The RDTSC instruction is not serializing: it can be reordered significantly with respect to other in-flight instructions, causing serious (apparent) timing anomalies. Recently this fantastic white paper addressing this issue was released by Intel. It would have saved Yang and me a ton of time if it had existed six months earlier. The short answer is that if you’re running a newish processor in 64-bit mode, just use these functions to start and stop the timer:

typedef unsigned long long ticks;

static __inline__ ticks start (void) {
  unsigned cycles_low, cycles_high;
  asm volatile ("CPUID\n\t"
		"RDTSC\n\t"
		"mov %%edx, %0\n\t"
		"mov %%eax, %1\n\t": "=r" (cycles_high), "=r" (cycles_low)::
		"%rax", "%rbx", "%rcx", "%rdx");
  return ((ticks)cycles_high << 32) | cycles_low;
}

static __inline__ ticks stop (void) {
  unsigned cycles_low, cycles_high;
  asm volatile("RDTSCP\n\t"
	       "mov %%edx, %0\n\t"
	       "mov %%eax, %1\n\t"
	       "CPUID\n\t": "=r" (cycles_high), "=r" (cycles_low):: "%rax",
	       "%rbx", "%rcx", "%rdx");
  return ((ticks)cycles_high << 32) | cycles_low;
}

Why use RDTSC to start the timer and RDTSCP to stop it? The white paper explains this and contains a lot of other good details.

Other Precautions

  • Code and data should be cache-line aligned when possible.
  • The machine under test should be quiescent. It could also be booted in single-user mode, but we don’t bother.
  • Turning off ASLR seems like a good idea, though we have not done the measurements to see how much it affects repeatability.
  • It used to be the case that paging would affect timing results, so we would use the mlockall() call to pin a process’s pages into RAM. Machines have so much memory these days that this hardly seems necessary.
  • It’s possible to boot a multicore with one or more processors disabled; this will reduce or eliminate TLB shootdowns, other cache invalidation traffic, and memory system contention. Again, we don’t bother.

Analyzing Data

The last important piece of the puzzle is to use robust statistical methods. Never take the average of a series of timing values: their distribution is almost always skewed by massive outliers. The minimum value may or may not be safe to use — there could be outliers on the low end due to migrations between unsynchronized processors. A good starting point would be to look at data points at the 25th, 50th, and 75th percentiles; if these are not very close together, something is probably amiss.
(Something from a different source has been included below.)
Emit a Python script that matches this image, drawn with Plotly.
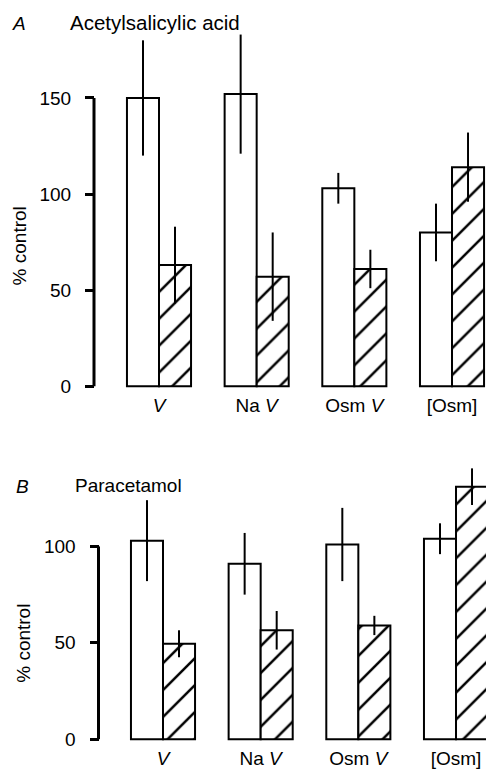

Any time you get timing data from a real processor, it must be scrutinized carefully to see if it makes sense. A good understanding of modern processor architectures really helps. We’ve seen odd things happen such as a machine using frequency scaling when we thought it had been permanently disabled. Either a kernel upgrade or similar disturbed our configuration or we simply messed up.

Summary

Modern computers create a fairly hostile environment for accurate benchmarking of short-duration events. To do it right, you want to use a dedicated machine, carefully navigate the issues I’ve outlined (and whatever others I’ve missed), and develop a benchmarking procedure that includes plenty of sanity checks.


5 responses to “Benchmarking Short Codes on Modern Processors”

  1. Every modern architecture should have at the very least an ultra-low-power microsecond-accurate atomic clock that is powered independently of the processor, never turned off, and accessible–from user space–within 50 cycles or so. That’d be a start. A nanosecond-accurate clock with lower latency would be better of course, but apparently that’s way too much to ask for.

    It amazes me that they can make $10 watches that run for years on a single tiny battery and are accurate to within one second in a year, and yet PC clocks suck terribly and don’t have decent resolution.

  2. Thanks Jon, I hadn’t seen this.

    But their x86 and x86-64 functions are not good for measuring short-duration events, and shouldn’t be used for that purpose.